Ayers believes there’s something for just about everyone in Black artwork, due to its “tremendous variety.”

Materials used by Black artists run the gamut, including fiber, glass, photos, acrylic, oils, charcoal, collage, wood, stone, and bronze – all of which will appear at this year’s festival.

Themes are from scenic to political and historic, from pretty to thought-provoking, but “more than anything, the art depicts and tells the African-American story. It gives color, gives excitement, gives feeling and emotion, and is not intimidating,” Ayers said.

The festival is one of the rare times you can even find some of the original and highly collectible items.
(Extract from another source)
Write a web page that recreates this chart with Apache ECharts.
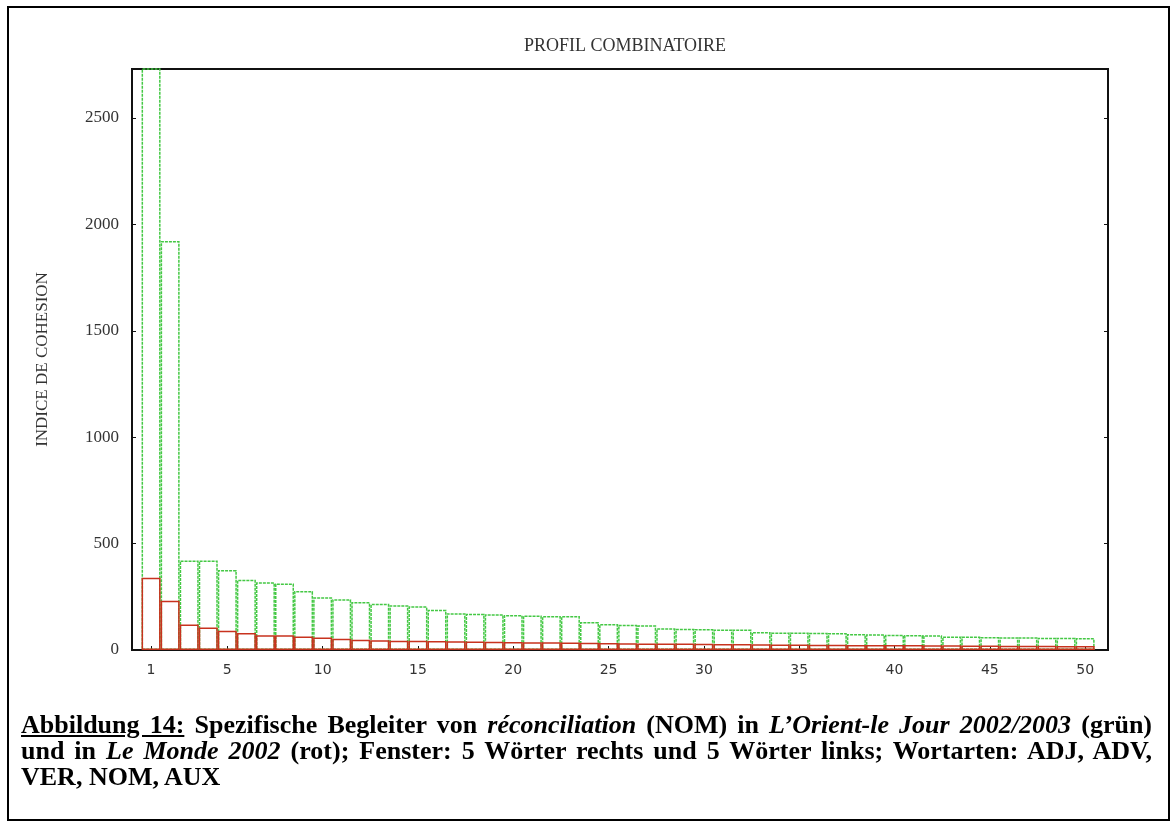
<!DOCTYPE html>
<html>
<head>
<meta charset="utf-8">
<script src="https://cdn.jsdelivr.net/npm/echarts@6/dist/echarts.min.js"></script>
<style>
  html, body { margin: 0; padding: 0; background: #fff; }
  #wrap { position: relative; width: 1172px; height: 821px; overflow: hidden; }
  #chart { position: absolute; left: 0; top: 0; width: 1172px; height: 821px; }
  #frame { position: absolute; left: 7px; top: 6px; width: 1159px; height: 811px; border: 2px solid #000; pointer-events: none; }
  #caption { position: absolute; left: 21px; top: 712px; width: 1131px; font-family: "Liberation Serif", "Times New Roman", serif; font-weight: bold; font-size: 26px; line-height: 26px; color: #000; text-align: justify; }
  #caption u { text-decoration: underline; }
</style>
</head>
<body>
<div id="wrap">
  <div id="chart"></div>
  <div id="frame"></div>
  <div id="caption"><u>Abbildung 14:</u> Spezifische Begleiter von <i>réconciliation</i> (NOM) in <i>L’Orient-le Jour 2002/2003</i> (grün) und in <i>Le Monde 2002</i> (rot); Fenster: 5 Wörter rechts und 5 Wörter links; Wortarten: ADJ, ADV, VER, NOM, AUX</div>
</div>
<script>
const ranks = [];
for (let i = 1; i <= 50; i++) ranks.push(i);
const greenValues = [3000, 1922, 421, 421, 376, 330, 318, 313, 277, 248,
                     239, 225, 217, 210, 205, 189, 173, 170, 168, 165,
                     162, 160, 160, 132, 122, 119, 116, 102, 100, 99,
                     96, 96, 85, 82, 82, 81, 80, 75, 74, 72,
                     70, 69, 64, 63, 61, 60, 60, 58, 58, 56];
const redValues = [340, 231, 120, 106, 90, 80, 69, 69, 64, 59,
                   53, 48, 46, 44, 43, 42, 41, 40, 39, 38,
                   37, 36, 35, 34, 33, 32, 31, 30, 30, 29,
                   28, 28, 27, 26, 26, 25, 25, 24, 24, 23,
                   23, 22, 22, 21, 21, 20, 20, 20, 19, 19];
const xTicks = [1, 5, 10, 15, 20, 25, 30, 35, 40, 45, 50];
const yTicks = [0, 500, 1000, 1500, 2000, 2500];

const chart = echarts.init(document.getElementById('chart'), null, { renderer: 'canvas' });
const greenData = ranks.map((r, i) => [r, greenValues[i]]);
const redData = ranks.map((r, i) => [r, redValues[i]]);

chart.setOption({
  animation: false,
  backgroundColor: '#fff',
  title: {
    text: 'PROFIL COMBINATOIRE',
    left: 620, top: 32, textAlign: 'center',
    textStyle: { fontFamily: 'Liberation Serif', fontWeight: 'normal', fontSize: 18, color: '#333' }
  },
  grid: { left: 132, right: 64, top: 69, bottom: 171, show: true, borderColor: '#111', borderWidth: 2, backgroundColor: 'transparent' },
  xAxis: {
    type: 'value', min: 0, max: 51.2,
    axisLine: { show: true, lineStyle: { color: '#111', width: 2 } },
    axisTick: { show: true, inside: true, length: 4, customValues: xTicks, lineStyle: { color: '#111' } },
    axisLabel: { customValues: xTicks, margin: 13, fontFamily: 'DejaVu Sans', fontSize: 14, color: '#333' },
    splitLine: { show: false }
  },
  yAxis: [{
    type: 'value', min: 0, max: 2730,
    name: 'INDICE DE COHESION', nameLocation: 'middle', nameGap: 81, nameRotate: 90,
    nameTextStyle: { fontFamily: 'Liberation Serif', fontSize: 17, color: '#333' },
    axisLine: { show: true, lineStyle: { color: '#111', width: 2 } },
    axisTick: { show: true, inside: true, length: 4, customValues: yTicks, lineStyle: { color: '#111' } },
    axisLabel: { customValues: yTicks, margin: 13, fontFamily: 'Liberation Serif', fontSize: 17, color: '#333', formatter: v => String(v) },
    splitLine: { show: false }
  }, {
    type: 'value', min: 0, max: 2730, position: 'right',
    axisLine: { show: true, lineStyle: { color: '#111', width: 2 } },
    axisTick: { show: true, inside: true, length: 4, customValues: yTicks, lineStyle: { color: '#111' } },
    axisLabel: { show: false },
    splitLine: { show: false }
  }],
  series: [{
    name: 'grün', type: 'bar', data: greenData, barWidth: 19, barGap: '-100%',
    clip: true,
    itemStyle: { color: 'rgba(255,255,255,0)', borderColor: '#44c844', borderWidth: 1.5, borderType: [3, 1] }
  }, {
    name: 'rot', type: 'bar', data: redData, barWidth: 19, barGap: '-100%',
    clip: true,
    itemStyle: { color: 'rgba(255,255,255,0)', borderColor: '#c8321e', borderWidth: 1.5 }
  }]
});
</script>
</body>
</html>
“I know artists who won’t even show in other retail locations. They are obsessive and possessive of their original work. We try to convince them it needs to be exhibited and seen,” Ayers said.

2007 will be the tenth year for artist Barrett Ohene, 37, to display at Denver’s festival. He is a mosaic artist from Ghana in West Africa, who now lives in Maryland and travels to U.S. festivals and art shows to sell his work.

“Black arts festivals have a special place for all the artists who have original works,” he said.

Ohene creates intricate hand-made, poster-size, silk thread mosaics, which were historically decorations for kings and aristocrats in Africa. He learned the art from his older brother, Emmanuel Yeboah. Since one large piece can take up to 80 hours to create, the brothers have begun training other artists to assist them.

Silk thread art “is not so much common in the U.S., but it is beginning to catch up. I mostly show around the East Coast and Chicago,” said Ohene from California where he is currently showing his work.

Their subjects of their mosaics range from jazz pieces and modern themes to traditional cultural scenes. Ohene is particularly fond of his art when it incorporates cultural symbolism.

“The meaning reminds us of who we are, and where we are going,” he said.